● **SET TASK**
Copy down every line where the string "matplotlib" shows up.

Start of MATERIAL FOR THIS TASK

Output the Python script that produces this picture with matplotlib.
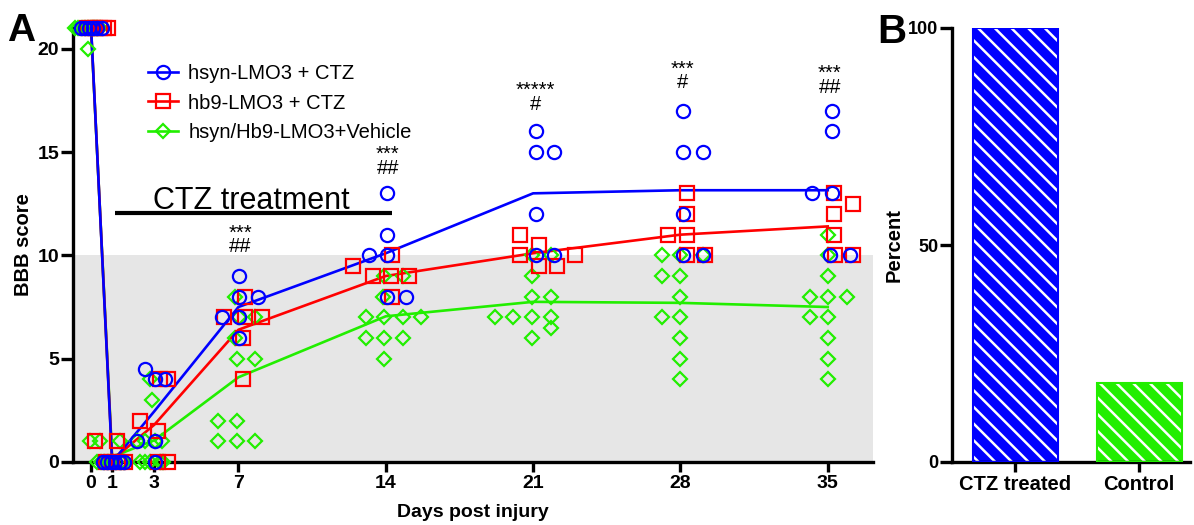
import matplotlib
matplotlib.use('Agg')
import matplotlib.pyplot as plt
from matplotlib.lines import Line2D
import numpy as np

plt.rcParams['font.family'] = ['Liberation Sans', 'DejaVu Sans']
plt.rcParams['hatch.linewidth'] = 1.8

BLUE = '#0000ff'
RED = '#ff0000'
GREEN = '#22ee00'
GRAY = '#e6e6e6'

# ---------------- data ----------------
days = [0, 1, 3, 7, 14, 21, 28, 35]
day_labels = ['0', '1', '3', '7', '14', '21', '28', '35']

blue_mean = [21, 0, 2.45, 7.5, 10.1, 13.0, 13.15, 13.15]
red_mean = [21, 0.1, 1.8, 6.4, 9.0, 10.1, 11.0, 11.4]
green_mean = [20.9, 0.25, 1.05, 4.1, 7.05, 7.75, 7.7, 7.5]

# individual animals (hsyn-LMO3 + CTZ)
blue_day = [0]*6 + [1]*6 + [3]*6 + [7]*6 + [14]*6 + [21]*6 + [28]*6 + [35]*6
blue_score = [21, 21, 21, 21, 21, 21,
              0, 0, 0, 0, 0, 0,
              4.5, 4, 4, 1, 1, 0,
              9, 8, 8, 7, 7, 6,
              13, 11, 10, 10, 8, 8,
              16, 15, 15, 12, 10, 10,
              17, 15, 15, 12, 10, 10,
              17, 16, 13, 13, 10, 10]
blue_jit = [-0.5, -0.3, -0.1, 0.1, 0.3, 0.5,
            -0.45, -0.25, -0.05, 0.15, 0.35, 0.55,
            -0.43, 0.05, 0.52, -0.81, 0.05, 0.05,
            0.05, 0.05, 0.95, -0.76, 0.05, 0.05,
            0.05, 0.05, -0.81, 0.05, 0.05, 0.95,
            0.14, 0.14, 1.0, 0.14, 0.14, 1.0,
            0.14, 0.14, 1.05, 0.14, 0.14, 1.05,
            0.19, 0.19, -0.76, 0.19, 0.1, 1.05]

# hb9-LMO3 + CTZ
red_day = [0]*6 + [1]*6 + [3]*6 + [7]*6 + [14]*6 + [21]*6 + [28]*6 + [35]*6
red_score = [21, 21, 21, 21, 21, 21,
             1, 1, 0, 0, 0, 0,
             4, 4, 2, 1.5, 0, 0,
             8, 7, 7, 7, 6, 4,
             10, 9.5, 9, 9, 9, 8,
             11, 10.5, 10, 10, 9.5, 9.5,
             13, 12, 11, 11, 10, 10,
             13, 12.5, 12, 11, 10, 10]
red_jit = [-0.2, 0.0, 0.2, 0.4, 0.6, 0.8,
           -0.81, 0.24, 0.62, -0.3, 0.0, 0.3,
           0.29, 0.67, -0.67, 0.19, 0.67, 0.2,
           0.33, -0.67, 0.33, 1.14, 0.24, 0.24,
           0.29, -1.57, -0.62, 0.24, 1.09, 0.29,
           -0.62, 0.29, -0.62, 2.0, 0.29, 1.14,
           0.33, 0.33, -0.57, 0.33, 0.33, 1.19,
           0.29, 1.19, 0.29, 0.29, 0.33, 1.19]

# hsyn/Hb9-LMO3 + Vehicle
green_day = [0]*11 + [1]*11 + [3]*11 + [7]*11 + [14]*11 + [21]*11 + [28]*11 + [35]*11
green_score = [21, 21, 21, 21, 21, 21, 21, 21, 21, 21, 20,
               1, 1, 1, 0, 0, 0, 0, 0, 0, 0, 0,
               4, 3, 1, 1, 1, 1, 0, 0, 0, 0, 0,
               8, 7, 7, 6, 5, 5, 2, 2, 1, 1, 1,
               9, 9, 8, 7, 7, 7, 7, 6, 6, 6, 5,
               10, 10, 9, 8, 8, 7, 7, 7, 7, 6.5, 6,
               10, 10, 10, 9, 9, 8, 7, 7, 6, 5, 4,
               11, 10, 9, 8, 8, 8, 7, 7, 6, 5, 4]
green_jit = [-0.75, -0.6, -0.45, -0.3, -0.15, 0.0, 0.1, 0.2, 0.3, 0.4, -0.14,
             -1.04, -0.57, 0.38, -0.71, -0.4, -0.2, 0.0, 0.2, 0.4, 0.55, -0.55,
             -0.19, -0.1, 0.38, -0.81, -0.43, 0.05, -0.67, -0.43, -0.19, 0.29, 0.43,
             -0.14, 0.05, 0.81, -0.14, -0.05, 0.81, -0.95, -0.05, -0.95, -0.05, 0.81,
             -0.1, 0.81, -0.14, -0.95, -0.1, 0.81, 1.66, -0.95, -0.1, 0.81, -0.1,
             -0.05, 0.86, -0.05, -0.05, 0.86, -1.81, -0.95, -0.05, 0.86, 0.86, -0.05,
             -0.86, 0.0, 1.05, -0.86, 0.0, 0.0, -0.86, 0.0, 0.0, 0.0, 0.0,
             0.0, 0.0, 0.0, -0.86, 0.0, 0.9, -0.86, 0.0, 0.0, 0.0, 0.0]

series_labels = ['hsyn-LMO3 + CTZ', 'hb9-LMO3 + CTZ', 'hsyn/Hb9-LMO3+Vehicle']

sig_days = [7, 14, 21, 28, 35]
star_text = ['***', '***', '*****', '***', '***']
hash_text = ['##', '##', '#', '#', '##']

bar_groups = ['CTZ treated', 'Control']
bar_percent = [100, 18.2]

# ---------------- figure ----------------
fig = plt.figure(figsize=(11.94, 5.25), dpi=100)
axA = fig.add_axes([73/1194, 63/525, 800/1194, 434/525])
axB = fig.add_axes([952/1194, 63/525, 238/1194, 434/525])

SPW = 2.4
for ax in (axA, axB):
    for s in ('top', 'right'):
        ax.spines[s].set_visible(False)
    for s in ('left', 'bottom'):
        ax.spines[s].set_linewidth(SPW)
    ax.tick_params(width=SPW, length=7, labelsize=14, pad=2)

# Panel A
axA.axhspan(0, 10, color=GRAY, zorder=0, lw=0)
axA.set_xlim(-0.86, 37.15)
axA.set_ylim(0, 21)

ms = 9.5
mew = 1.6
axA.plot(days, green_mean, color=GREEN, lw=1.9, zorder=3)
axA.plot(days, red_mean, color=RED, lw=1.9, zorder=4)
axA.plot(days, blue_mean, color=BLUE, lw=1.9, zorder=5)

gx = np.array(green_day) + np.array(green_jit)
rx = np.array(red_day) + np.array(red_jit)
bx = np.array(blue_day) + np.array(blue_jit)
axA.plot(gx, green_score, ls='none', marker='D', ms=6.8, mfc='none', mec=GREEN, mew=mew, zorder=6, clip_on=False)
axA.plot(rx, red_score, ls='none', marker='s', ms=ms, mfc='none', mec=RED, mew=mew, zorder=7, clip_on=False)
axA.plot(bx, blue_score, ls='none', marker='o', ms=ms, mfc='none', mec=BLUE, mew=mew, zorder=8, clip_on=False)

axA.set_xticks(days)
axA.set_xticklabels(day_labels, fontweight='bold', fontsize=14)
axA.set_yticks([0, 5, 10, 15, 20])
axA.set_yticklabels(['0', '5', '10', '15', '20'], fontweight='bold', fontsize=14)
axA.tick_params(axis='y', length=9, pad=1)
axA.set_xlabel('Days post injury', fontweight='bold', fontsize=14, labelpad=9)
axA.set_ylabel('BBB score', fontweight='bold', fontsize=14.5, labelpad=3)

# CTZ treatment bar
axA.plot([1.14, 14.3], [12.05, 12.05], color='black', lw=3, solid_capstyle='butt', zorder=9)
axA.text(7.6, 12.25, 'CTZ treatment', fontsize=22, ha='center', va='baseline', zorder=9)

# significance (stars over hashes, one text block per day)
sig_bottom = [9.98, 13.76, 16.86, 17.92, 17.68]
for d, st, hs, yb in zip(sig_days, star_text, hash_text, sig_bottom):
    axA.text(d + 0.1, yb, st + '\n' + hs, fontsize=14.5, ha='center', va='bottom',
             multialignment='center', linespacing=0.62, zorder=9)

handles = [
    Line2D([], [], color=BLUE, lw=1.9, marker='o', ms=ms, mfc='none', mec=BLUE, mew=mew),
    Line2D([], [], color=RED, lw=1.9, marker='s', ms=ms, mfc='none', mec=RED, mew=mew),
    Line2D([], [], color=GREEN, lw=1.9, marker='D', ms=6.8, mfc='none', mec=GREEN, mew=mew),
]
axA.legend(handles, series_labels, loc='upper left', bbox_to_anchor=(138/1194, 1 - 54/525),
           bbox_transform=fig.transFigure, frameon=False, fontsize=14.5, borderpad=0,
           handlelength=1.5, handletextpad=0.5, labelspacing=0.52)

# Panel B
xb = np.arange(len(bar_groups))
bar_cols = [BLUE, GREEN]
axB.bar(xb, bar_percent, width=0.685, color=bar_cols, edgecolor='white', hatch='\\\\', lw=0, zorder=2)
axB.bar(xb, bar_percent, width=0.685, fill=False, edgecolor=bar_cols, lw=1.5, zorder=3)
axB.set_xlim(-0.51, 1.41)
axB.set_ylim(0, 100)
axB.set_yticks([0, 50, 100])
axB.set_yticklabels(['0', '50', '100'], fontweight='bold', fontsize=13)
axB.tick_params(axis='y', length=9, pad=1)
axB.set_xticks(xb)
axB.set_xticklabels(bar_groups, fontweight='bold', fontsize=14.5)
axB.set_ylabel('Percent', fontweight='bold', fontsize=14.5, labelpad=3)

fig.text(7/1194, 1 - 41/525, 'A', fontsize=28, fontweight='bold', va='baseline', ha='left')
fig.text(877/1194, 1 - 43/525, 'B', fontsize=29, fontweight='bold', va='baseline', ha='left')

fig.savefig('out.png', dpi=100)
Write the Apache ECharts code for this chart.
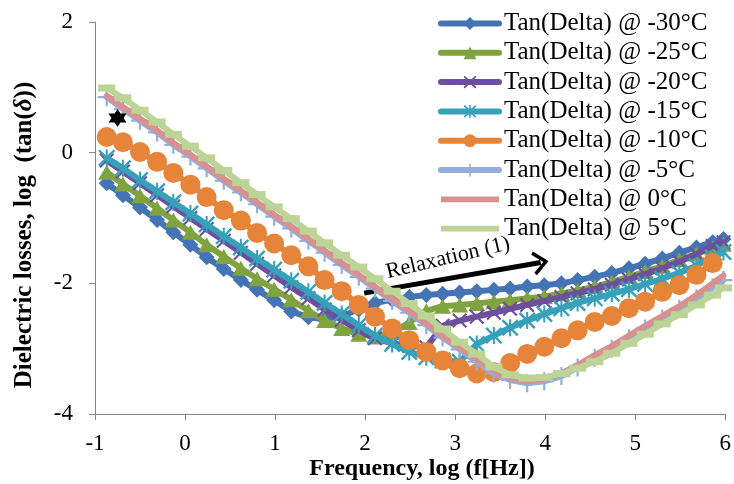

End of MATERIAL FOR THIS TASK

● **SOLUTION TO THIS EXERCISE**
Output the Python script that produces this picture with matplotlib.
import matplotlib
matplotlib.use('Agg')
import matplotlib.pyplot as plt
from matplotlib.lines import Line2D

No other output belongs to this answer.